Since March, WCR has also welcomed George Kotch as its new Director of Research, one of the world’s foremost experts in building effective plant breeding programs and networks. In particular, he has focused on linking the needs of the end-users on either end of the value stream – coffee farmers and coffee drinkers.

It was exactly this approach that led Kotch’s former team of breeders at Syngenta to develop “single serving” watermelons. After years of breeding the same way – and years of declining watermelon sales – breeders turned to consumers for insight about what they wanted out of a melon. Researchers found that people disliked throwing food away, but common watermelons were far too large for the average US household. The resulting smaller watermelons drove an overall surge in watermelon sales – of all sizes, putting more money in the hands of farmers.

“This same approach can be applied to the coffee industry. Rather than assuming what farmers really want when breeding a new coffee varietal for instance, we need to ask them before making decisions for them,” Long tells Global Coffee Report.

“We need to involve roasters and buyers too. Roasters have never been given the opportunity before to participate in giving feedback on the development of the product they are in the business of selling. There has not been this feedback loop to involve them in giving input on the design and flavour of varieties as they are being developed.”

Long says the idea of bringing end-users into the decision making process, which is done extensively in the private seed sector and many public sector breeding programs, is still a relevantly new concept in the coffee industry. As such, WCR hopes to connect national research programs and institutes with industry members, and provide them with the tools to help aggregate information at scale about demand signals from farmers, and at the consumer end.

The national cassava breeding program in Uganda has already used this approach to inform breeding priorities. Long plans to learn from the national research institute about their experience, adjust the approach for coffee, and work with national coffee programs and supply chain stakeholders to try it out.

“We’re supporting the modernisation of our partners’ programs and introducing tools for breeders to take into their normal practices, and learn what their farmers need most. If they can narrow it down, then they can focus their research on finding trees that respond to those priorities,” Long says.

“And if we develop a varietal that has quality traits that responds to market demand and farmer needs, then we want to make sure the breeding program has what it needs to actually deliver on both needs at scale.

“The beautiful thing about product development in breeding is that it is going to succeed, it’s just a question of bringing in the tools to accelerate progress to get there.”

Over the next year, WCR will work with regional partner networks to prioritise and implement the research agenda while collaborating with focus countries in key areas, such as breeding program modernisation and nursery strengthening activities.

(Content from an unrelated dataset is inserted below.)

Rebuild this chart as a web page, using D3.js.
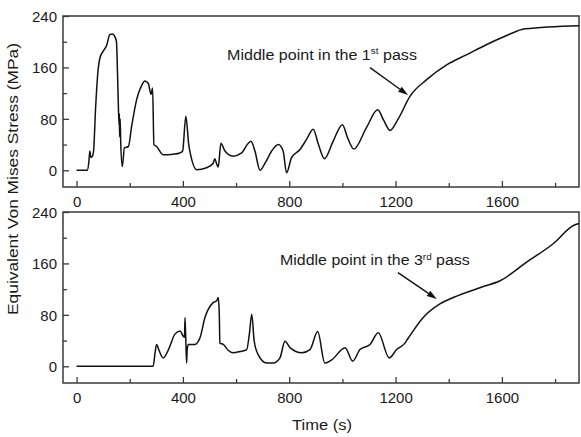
<!DOCTYPE html>
<html><head><meta charset="utf-8">
<script src="https://cdn.jsdelivr.net/npm/d3@7"></script>
<style>
html,body{margin:0;padding:0;background:#fff;}
text{font-family:"Liberation Sans",Arial,sans-serif;fill:#1a1a1a;}
</style></head>
<body><svg id="chart" width="581" height="437"></svg>
<script>
// ---- data ----
const topTime   = [0,40,46,50,54,60,64,72,81,88,100,113,125,135,144,150,156,160,161,162,164,166,172,180,195,207,226,245,257,270,280,286,291,301,326,364,389,399,411,422,433,452,489,514,520,527,533,543,558,589,621,646,656,671,690,709,734,759,777,790,809,840,865,890,910,932,965,1000,1020,1043,1090,1133,1155,1179,1210,1254,1317,1392,1468,1555,1620,1687,1890];
const topStress = [0,0,12,30,20,22,30,100,156,175,185,194,211,212,208,200,120,70,88,52,80,45,6,35,37,68,110,132,139,135,118,128,40,37,24,25,27,30,84,40,17,1,4,11,18,10,5,42,30,22,27,42,45,30,0,11,30,40,30,-4,20,32,48,64,40,18,45,71,50,33,66,94,78,62,80,115,141,164,180,198,210,220,225];
const bottomTime   = [0,288,295,301,310,326,345,370,389,401,406,408,411,414,416,420,445,464,483,514,527,533,537,539,552,570,589,615,640,650,659,668,683,715,740,765,784,803,847,878,907,934,960,1010,1039,1066,1104,1135,1176,1204,1235,1248,1304,1367,1417,1530,1593,1693,1794,1869,1890];
const bottomStress = [0,0,20,34,25,13,25,50,55,47,45,76,40,5,25,34,34,44,76,99,102,107,80,36,34,25,21,23,26,50,81,40,18,5,5,13,39,29,21,26,54,5,10,29,8,26,34,52,13,26,36,44,76,97,107,124,133,162,191,219,222];
const xMajorTicks = [0,400,800,1200,1600];
const xMinorTicks = [200,600,1000,1400,1800];
const yMajorTicks = [0,80,160,240];
const yMinorTicks = [40,120,200];
const panels = [
  {time: topTime, stress: topStress, label: "Middle point in the 1", sup: "st", tail: " pass",
   textAt: [566,171.6], arrowFrom: [1104,159.6], arrowTo: [1247,117]},
  {time: bottomTime, stress: bottomStress, label: "Middle point in the 3", sup: "rd", tail: " pass",
   textAt: [765,156.8], arrowFrom: [1209,145.6], arrowTo: [1355,104.7]}
];
const xTitle = "Time (s)";
const yTitle = "Equivalent Von Mises Stress (MPa)";

// ---- layout ----
const svg = d3.select("#chart");
const left = 63, right = 579;
const frames = [[16,187],[212,383]];
const x = d3.scaleLinear().domain([-51,1890]).range([left,right]);
const frameCol = "#3a3a3a";

panels.forEach((p,i)=>{
  const [t,b] = frames[i];
  const y = d3.scaleLinear().domain([-26,240]).range([b,t]);
  const g = svg.append("g");
  // frame
  g.append("rect").attr("x",left).attr("y",t).attr("width",right-left).attr("height",b-t)
    .attr("fill","none").attr("stroke",frameCol).attr("stroke-width",1.5);
  // x axis (ticks inward)
  const xa = g.append("g").attr("transform",`translate(0,${b})`)
    .call(d3.axisBottom(x).tickValues(xMajorTicks).tickSize(-6).tickPadding(0).tickFormat(d3.format("d")));
  xa.select(".domain").remove();
  xa.selectAll("line").attr("stroke",frameCol).attr("stroke-width",1.3);
  xa.selectAll("text").attr("y",20).attr("dy",0).attr("font-size",15).attr("fill","#1a1a1a")
    .attr("font-family","Liberation Sans, Arial, sans-serif");
  const xm = g.append("g").attr("transform",`translate(0,${b})`)
    .call(d3.axisBottom(x).tickValues(xMinorTicks).tickSize(-4).tickFormat(""));
  xm.select(".domain").remove();
  xm.selectAll("line").attr("stroke",frameCol).attr("stroke-width",1.3);
  // y axis
  const ya = g.append("g").attr("transform",`translate(${left},0)`)
    .call(d3.axisLeft(y).tickValues(yMajorTicks).tickSize(-6).tickPadding(0).tickFormat(d3.format("d")));
  ya.select(".domain").remove();
  ya.selectAll("line").attr("stroke",frameCol).attr("stroke-width",1.3);
  ya.selectAll("text").attr("x",-6).attr("dy","0.36em").attr("font-size",15).attr("fill","#1a1a1a")
    .attr("font-family","Liberation Sans, Arial, sans-serif");
  const ym = g.append("g").attr("transform",`translate(${left},0)`)
    .call(d3.axisLeft(y).tickValues(yMinorTicks).tickSize(-4).tickFormat(""));
  ym.select(".domain").remove();
  ym.selectAll("line").attr("stroke",frameCol).attr("stroke-width",1.3);
  // curve
  const data = p.time.map((tt,k)=>[tt,p.stress[k]]);
  g.append("path").datum(data)
    .attr("d", d3.line().x(d=>x(d[0])).y(d=>y(d[1])).curve(d3.curveMonotoneX))
    .attr("fill","none").attr("stroke","#111").attr("stroke-width",1.5).attr("stroke-linejoin","round");
  // annotation text
  const ag = g.append("g").attr("transform",`translate(${x(p.textAt[0])},${y(p.textAt[1])})`);
  const tx = ag.append("text").attr("font-size",14.5);
  tx.append("tspan").text(p.label);
  tx.append("tspan").attr("font-size",9).attr("dy",-6).text(p.sup);
  tx.append("tspan").attr("dy",6).text(p.tail);
  const w = tx.node().getComputedTextLength();
  ag.attr("transform",`translate(${x(p.textAt[0])},${y(p.textAt[1])}) scale(${190/w},1)`);
  // arrow
  const x1 = x(p.arrowFrom[0]), y1 = y(p.arrowFrom[1]), x2 = x(p.arrowTo[0]), y2 = y(p.arrowTo[1]);
  const ang = Math.atan2(y2-y1,x2-x1), L = 10, W = 3.2;
  const bx = x2 - L*Math.cos(ang), by = y2 - L*Math.sin(ang);
  g.append("line").attr("x1",x1).attr("y1",y1).attr("x2",bx).attr("y2",by)
    .attr("stroke","#111").attr("stroke-width",1.4);
  g.append("path").attr("d",`M${x2},${y2}L${bx - W*Math.sin(ang)},${by + W*Math.cos(ang)}L${bx + W*Math.sin(ang)},${by - W*Math.cos(ang)}Z`)
    .attr("fill","#111");
});

// axis titles
svg.append("text").attr("x",322).attr("y",430).attr("text-anchor","middle").attr("font-size",15.5)
  .attr("textLength",60).attr("lengthAdjust","spacingAndGlyphs").text(xTitle);
svg.append("text").attr("transform","translate(18,179) rotate(-90)").attr("text-anchor","middle")
  .attr("font-size",15.5).attr("textLength",272).attr("lengthAdjust","spacingAndGlyphs").text(yTitle);
</script></body></html>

To hone in on the most important traits for farmers and buyers, WCR will use methodology called conjoint analysis in which the farmer or roaster takes a survey asking them to choose between two pairs of options, such as rust or heat resistant varietals. They will be asked to rank which is most important. After dozens of pairs are ranked and the data is combined, it’s possible to establish which traits are most highly valued. Breeders can then more efficiently target those traits in the selection and design of new varieties.

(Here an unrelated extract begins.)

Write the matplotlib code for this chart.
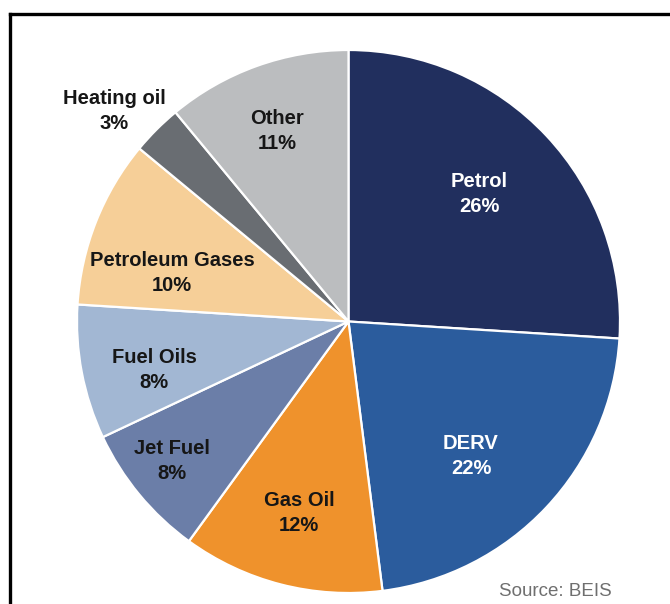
import matplotlib
matplotlib.use("Agg")
import matplotlib.pyplot as plt
from matplotlib.lines import Line2D

# Share of UK oil product demand by product (%)
categories = ["Petrol", "DERV", "Gas Oil", "Jet Fuel", "Fuel Oils",
              "Petroleum Gases", "Heating oil", "Other"]
shares = [26, 22, 12, 8, 8, 10, 3, 11]
colors = ["#212f5e", "#2b5c9d", "#ef922c", "#6b7ea8", "#a2b7d3",
          "#f6cf98", "#696d72", "#bbbdbf"]
text_colors = ["white", "white", "#161616", "#161616", "#161616",
               "#161616", "#161616", "#161616"]
# label centres in pixel coordinates (x from left, y from top)
label_xy = [(479, 194), (471, 456), (299, 513), (172, 461), (154, 370),
            (172, 273), (114, 111), (277, 131)]

W, H = 670, 604
fig = plt.figure(figsize=(W / 100, H / 100), dpi=100)
fig.patch.set_facecolor("white")
ax = fig.add_axes([0, 0, 1, 1])

cx, cy, r = 348.5, 321.5, 271.5
ax.pie(shares, colors=colors, startangle=90, counterclock=False,
       center=(cx, H - cy), radius=r, frame=True,
       wedgeprops=dict(edgecolor="white", linewidth=1.6))
ax.set_xlim(0, W)
ax.set_ylim(0, H)
ax.set_aspect("equal")
ax.axis("off")

for name, val, (x, y), tc in zip(categories, shares, label_xy, text_colors):
    ax.text(x, H - y, f"{name}\n{val}%", ha="center", va="center",
            fontsize=14.5, fontweight="bold", color=tc,
            family="Liberation Sans", linespacing=1.38)

ax.text(555, H - 591, "Source: BEIS", ha="center", va="center",
        fontsize=13.5, color="#6f6f6f", family="Liberation Sans")

# outer frame (top and left edges)
fig.add_artist(Line2D([9.5 / W, 1.0], [1 - 13.5 / H, 1 - 13.5 / H],
                      transform=fig.transFigure, color="black", lw=2.4,
                      solid_capstyle="projecting"))
fig.add_artist(Line2D([9.5 / W, 9.5 / W], [0.0, 1 - 13.5 / H],
                      transform=fig.transFigure, color="black", lw=2.4,
                      solid_capstyle="projecting"))

fig.savefig("out.png", dpi=100, facecolor="white")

“Historically, there has been very little to no connectivity between roasters and breeders,” says WCR Communications and Strategy Director Hanna Neuschwander. “There are a few exceptions, but by and large, there is no mechanism to give feedback. This approach helps bridge the gap between these two worlds  – farmer and roaster – because they matter tremendously to one another.”

For supporting the breeding efforts of coffee producing countries, Long recognises there is never a “one-size-fits-all approach”. Each country has a unique history and culture of coffee production, unique research capacities, and different rules and regulations that determine how new varieties are released and how they become available to farmers.

“What works in Uganda may not apply to Rwanda, so we need to work much more closely at ground level to understand who operates the seed lots, the rules about bringing in new varieties to a country, and the gaps or challenges in doing so,” Long says.

She adds that the process is about articulating problems, mobilising the tools to solve the problem, then strengthening the capacity using those tools.

Neuschwander says that unless the correct systems are in place, all the effort on the backend is wasted. You can create the best variety in the world, but if the systems aren’t in place for those plants to reach farmers, it doesn’t matter what you’ve done.

“Governments that depend on coffee exports for revenue are motivated, and a number of countries are seeing huge investments from development donors to support their coffee sectors,” Neuschwander says. “When you have 210 coffee companies coming together under an umbrella like WCR, you have the opportunity to influence how those dollars are spent so that they address the highest priority needs of farmers, and ensure long term sustainable connections between farmers and their market.”

Since its inception in 2012, WCR has been devoted to ensuring sustainable supplies of quality coffee that is profitable for farmers through agricultural research and development. Over time, Long says the organisation has come to realise it simply “can’t be everywhere for everyone all the time” and has developed its new strategy to be more of a “lever” to initiate change, more so than a “doer” of research.

“We are moving more towards an identity as a driver to help align priorities and investments around the most efficient and needed questions, and the most important problems that need to be addressed. We can’t do it by ourselves, so the collaborative advantage is crucial,” Long says.

“Our actual work and engagement will be anchored and focused on certain geographies, but we will continue to scan the horizon and look to the needs of the global coffee industry, and are ready and willing to amplify key messages across the industry.”